Is my understanding correct that lessfs will work well with deduping files that are tarred as long as they are not compressed with gzip?
Compression will most certaily defeat deduplication, but tar itself may also present a problem. Consider a tar file containing two files 'a' and 'b', concatenated in that order. If the size of 'a' changes by a single byte, the block alignment of 'b' might change. This can be solved via the use of 'post' deduplication with varying block size, obviously a much more complicated technique than the block based inline deduplication which considers each data block as they are written.
For some versions of 'tar' it is possible to adjust the blocking factor from the default 20 (10240 byte block size) to something that matches the underlying filesystem.

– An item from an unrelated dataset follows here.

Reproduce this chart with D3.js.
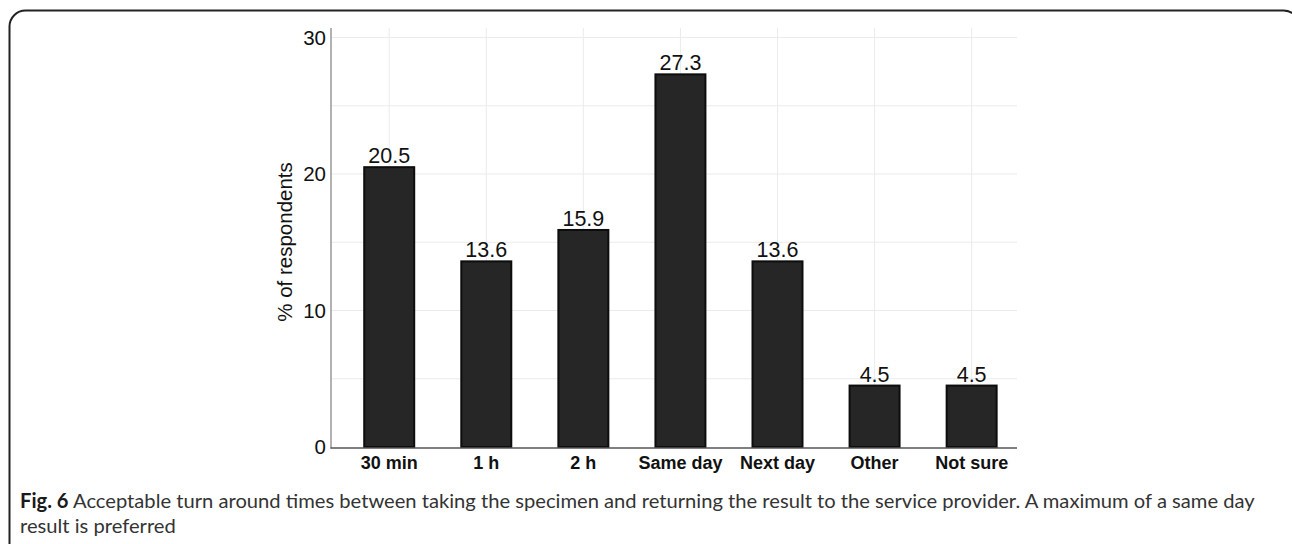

Change it to a power of two (e.g. 8 for 4096 byte blocks) and it might solve the problem, but I have not tested this myself.
I might add that in contrast to 'tar', 'dump' stores raw disk blocks for each file in the filesystem and will thus never affect the block alignment of the files as they are backed up. Dumping is obviously limited to ext2/ext3 filesystems, so this may or may not be useful to you.
The blocking factor in tar affects IO size to/from medium. Aligning this with the block size selected for the lessfs filesystem would likely yield better results, but it wont affect the internal layout of the file. At least it didn't with my testing.
As a suggested feature would be a pluggable module that detects certain file types and optimizes the storage. Within the lessfs_write routine could be a check for incomming filetype (steal code from "file" command) that would handoff IO to a pluggable module (so you could add filetypes more easily). That module would be responsible for breaking the stream into appropriate blocks and also called during lessfs_read to reconstitute the original stream. In the case of a detected TAR stream each file could be broken up so that files always began on a block boundary. This would greatly enhance the filesystems ability to dedup data. One can imagine a pluggin for most archive type files (zip, tar, cpio, pax, etc.).
The consequences of such a scheme from the file system's point of view are mind boggling, consider a request to seek() an arbitrary offset of a file stored this way. Where is the block data located on disk when block!=offset/blocksize? The first and foremost priority of any file system must be to guarantee that whatever you put in comes out exactly the same, within a reasonably predictable time. I'm not saying it can't be done, but it would require a completely different approach to the design of the file system.
A more viable approach would probably be to add some kind of file-to-block alignment as an optional feature in tar to make it more suitable for block level deduplication in general. Such a tweak could probably be made backwards compatible with very little effort. Ofcourse, this is slightly outside the scope of lessfs :-)
I totally agree with Andreas on this subject. The file-to-block alignment should be implemented in tar or whatever is used to archive the data.